キャリーバッグを引きずりながら、病院を後にした。都会の空でも、青くすんでいれば病室から見る外界に競べると遙かにすがすがしく感じた。その日は土曜日、即ち手術を受けた2日後であった。家族は私の退院時に迎えに来ると言ったが、大病をしたつもりでもなかったし、開腹術ではなく腹壁に4カ所孔を開けただけであるので体力の衰えも感じていなかったので迎えに来よりも早くに病院を出てしまった。病室から出てくるとき、看護婦とすれ違っても背中なんて曲げている必要なんて無かった。外に出れば外界の空気を吸うために胸を張って濶歩した。タクシーを止めると一路帰宅の途についた。
そういえば、摘出された胆嚢も胆石も私は見覚えが無かった。帰宅後、家内に渡されたホルマリン瓶の中に入れられた物は疝痛の犯人であった。大きさは不揃いであるが4mm角前後のサイコロのような結石が40個ほどあった。その重さ2.7g。実際に私の胆嚢の中には、泥状の砂も大量にあったはずである。まあ、これらの物を取り除けば、あの忌まわしい心窩部痛とは縁が無くなるので安堵する。
(ヤブ医師の腹からでた 石 )
僅か一週間前に、胆嚢摘出術を受けたとは思えないほど元気に過ごし、通常通りに診療をしていられることは有難い。その要因は何であろうかと考える必要がある。やはり外科医と麻酔科医の腕であろう。一週間考えてもこの答えに変わりは無い。還暦に近い私の体力やプラセンタ注射が少々役に立ったとしても、前者の要因に勝ものでは無い。同じ手術を受けた方たちのお話を聞くと、私の驚異的に良好な術後経過はトクベツのようである。痛みを麻薬を使うことによって徹底的に軽減したことも術創の確実な回復の一助になったはずである。手術をしたから痛むのは当たり前なんて考えは麻酔科医時代の私にも無かったが、一昔前ではそれが常識であったし現在でもその過去の認識の医療者は多いと思う。痛みを軽減させれば創部への血流量は確保され、また無駄な筋の緊張も起きず、ひいては傷の治りが早くなるはずである。現に私の傷の回復は非常に早い。
話が飛ぶように思われるかもしれないが、日本の保険医療制度について少し触れねばならない。

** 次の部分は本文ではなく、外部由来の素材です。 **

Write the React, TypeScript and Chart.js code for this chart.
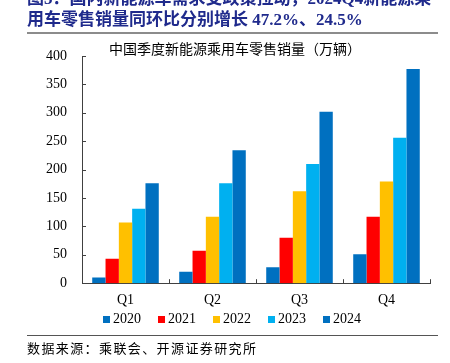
import React, { useEffect, useRef } from "react";
import { Chart, registerables } from "chart.js";

Chart.register(...registerables);

const quarters = ["Q1", "Q2", "Q3", "Q4"];
const years = ["2020", "2021", "2022", "2023", "2024"];
const sales2020 = [10, 20, 28, 51];
const sales2021 = [43, 57, 80, 117];
const sales2022 = [107, 117, 162, 179];
const sales2023 = [131, 176, 210, 256];
const sales2024 = [176, 234, 302, 377];
const seriesColors = ["#0070C0", "#FF0000", "#FFC000", "#00B0F0", "#0070C0"];
const yMin = 0;
const yMax = 400;
const yStep = 50;

const headingLine1 = "图3：国内新能源车需求受政策拉动，2024Q4新能源乘";
const headingLine2 = "用车零售销量同环比分别增长 47.2%、24.5%";
const chartTitle = "中国季度新能源乘用车零售销量（万辆）";
const sourceText = "数据来源：乘联会、开源证券研究所";

const SERIF = "'Liberation Serif', 'Times New Roman', serif";
const MIXED = "'Liberation Serif', 'Noto Sans CJK SC', sans-serif";
const NAVY = "#1f2a8c";

const innerTicks = {
  id: "innerTicks",
  afterDraw(chart: any) {
    const { ctx, chartArea, scales } = chart;
    const xs = scales.x;
    const ys = scales.y;
    ctx.save();
    ctx.strokeStyle = "#404040";
    ctx.lineWidth = 1;
    ctx.beginPath();
    ys.ticks.forEach((t: any) => {
      const py = Math.round(ys.getPixelForValue(t.value)) + 0.5;
      ctx.moveTo(chartArea.left, py);
      ctx.lineTo(chartArea.left + 4, py);
    });
    const n = xs.ticks.length;
    for (let i = 1; i <= n; i++) {
      const px = Math.round(xs.getPixelForValue(i - 0.5)) + 0.5;
      ctx.moveTo(px, chartArea.bottom);
      ctx.lineTo(px, chartArea.bottom - 4);
    }
    ctx.stroke();
    ctx.restore();
  },
};

export default function App() {
  const canvasRef = useRef<HTMLCanvasElement | null>(null);

  useEffect(() => {
    const seriesValues = [sales2020, sales2021, sales2022, sales2023, sales2024];
    const chart = new Chart(canvasRef.current as HTMLCanvasElement, {
      type: "bar",
      data: {
        labels: quarters,
        datasets: years.map((y, i) => ({
          label: y,
          data: seriesValues[i],
          backgroundColor: seriesColors[i],
          borderWidth: 0,
          barPercentage: 1,
          categoryPercentage: 0.765,
        })),
      },
      options: {
        animation: false,
        responsive: false,
        maintainAspectRatio: false,
        layout: { padding: { left: 31, right: 20, top: 56, bottom: 3 } },
        plugins: {
          title: { display: false },
          tooltip: { enabled: false },
          legend: { display: false },
        },
        scales: {
          x: {
            offset: true,
            grid: { display: false, drawTicks: false },
            border: { display: true, color: "#404040", width: 1 },
            ticks: {
              color: "#000",
              padding: 9,
              font: { family: SERIF, size: 14 },
            },
          },
          y: {
            min: yMin,
            max: yMax,
            grid: { display: false, drawTicks: false },
            border: { display: true, color: "#404040", width: 1 },
            ticks: {
              stepSize: yStep,
              color: "#000",
              padding: 15,
              font: { family: SERIF, size: 14 },
            },
          },
        },
      },
      plugins: [innerTicks],
    } as any);
    return () => chart.destroy();
  }, []);

  return (
    <div
      style={{
        position: "fixed",
        left: 0,
        top: 0,
        width: 450,
        height: 363,
        overflow: "hidden",
        background: "#fff",
      }}
    >
      <canvas
        ref={canvasRef}
        width={450}
        height={321}
        style={{ position: "absolute", left: 0, top: 0, width: 450, height: 321 }}
      />
      <div
        style={{
          position: "absolute",
          left: 27,
          top: -12,
          whiteSpace: "nowrap",
          fontFamily: MIXED,
          fontWeight: 700,
          fontSize: 17,
          lineHeight: "21px",
          color: NAVY,
        }}
      >
        <div>{headingLine1}</div>
        <div>{headingLine2}</div>
      </div>
      <div
        style={{
          position: "absolute",
          left: 27,
          top: 32,
          width: 411,
          height: 2,
          background: "#8c8c8c",
        }}
      />
      <div
        style={{
          position: "absolute",
          left: 0,
          width: 470,
          top: 41,
          textAlign: "center",
          whiteSpace: "nowrap",
          fontFamily: MIXED,
          fontSize: 14,
          lineHeight: "18px",
          color: "#000",
        }}
      >
        {chartTitle}
      </div>
      <div
        style={{
          position: "absolute",
          left: 103,
          top: 310,
          height: 18,
          display: "flex",
          alignItems: "center",
          gap: 17,
          whiteSpace: "nowrap",
          fontFamily: SERIF,
          fontSize: 14,
          color: "#000",
        }}
      >
        {years.map((y, i) => (
          <div key={y} style={{ display: "flex", alignItems: "center" }}>
            <span
              style={{
                display: "inline-block",
                width: 7,
                height: 7,
                background: seriesColors[i],
                marginRight: 3,
              }}
            />
            <span>{y}</span>
          </div>
        ))}
      </div>
      <div
        style={{
          position: "absolute",
          left: 27,
          top: 335,
          width: 411,
          height: 1,
          background: "#555",
        }}
      />
      <div
        style={{
          position: "absolute",
          left: 27,
          top: 340,
          whiteSpace: "nowrap",
          fontFamily: MIXED,
          fontSize: 13,
          letterSpacing: 1.4,
          lineHeight: "18px",
          color: "#000",
        }}
      >
        {sourceText}
      </div>
    </div>
  );
}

今の保険医療制度では、誰が医療を行ったかでは無く、何をしたかということしか評価されない。即ち医療技術という目に見えない物に関しては全く評価されず、検査だの薬品だのという物への対価としのみ評価されている。もちろん、大勢いる医師の技術ランクを決めるのは難しいことであって、仮にランキングの有無によって医療収入に違いが生じれば不公平であるという、底辺にしか価値観をみとめない公平論者の標的となろう。現状では、研修医が医療を行っても、同じ事を専門医や教授が行っても、皆仲良しオトモダチ政策によって同一に評価されることに甘んじるしか無い。そうなると、患者としてはまともな医師に当たることを祈るか、そうなるように工作するしかない。あるいは、当たり外れのあるクジビキみたいなものである。この天運に任せるしか方策は無いのであろうか。駄策かもしれないが、チップ制度即ち医療サービスを受ける患者が評価・感謝して診療費に上乗せするのも良いであろう。現に、大病院などでは教授に診察や手術をしてもらうには幾ら包めば良いのかと、堂々と囁きが飛び交うのである。ならば、患者側が評価した金額を御礼金として乗せればいいのであると考える。なぜかというと、医療技術は必ずしも○○専門医だから旨いとか、教授の方が助教授よりも勝っているという事は無いのである、なぜならそれらの地位は、医療技術では無く論文書きの技術で評価されているからである。
こんな事を書くと、公平と平等をはき違えている方たちから攻撃を受けるかもしれない。結局お金のない人たちは良い医療が受けられないのか、金持ちだけが優遇されるのかと。今の私には、この問題に関して的確な答えを見い出せない。ただ、公平な医療制度の裏側で、職位に応じたお礼金が存在するというのは何処かの共産社会と似ているのではないかとさえおもう。平等の裏には金在りか。
まあ、何はともあれ私は超ラッキーであった。出身大学の後輩の大病院で、優秀な外科医と麻酔科医によってこんなにも平穏に術中術後が過ごせたのだから。
感謝の念に堪えない。
それにしても、世の中の外科医の多くは医師のための手術を行い、麻酔科医は術中の麻酔のみに関心を抱いていると思っていたが、今回のように術後の早期回復まで計算に入れられた外科医・麻酔科医のチームが広がらんことを切に願う。現役麻酔科医で無いのが少々残念だな。とひとりごつ。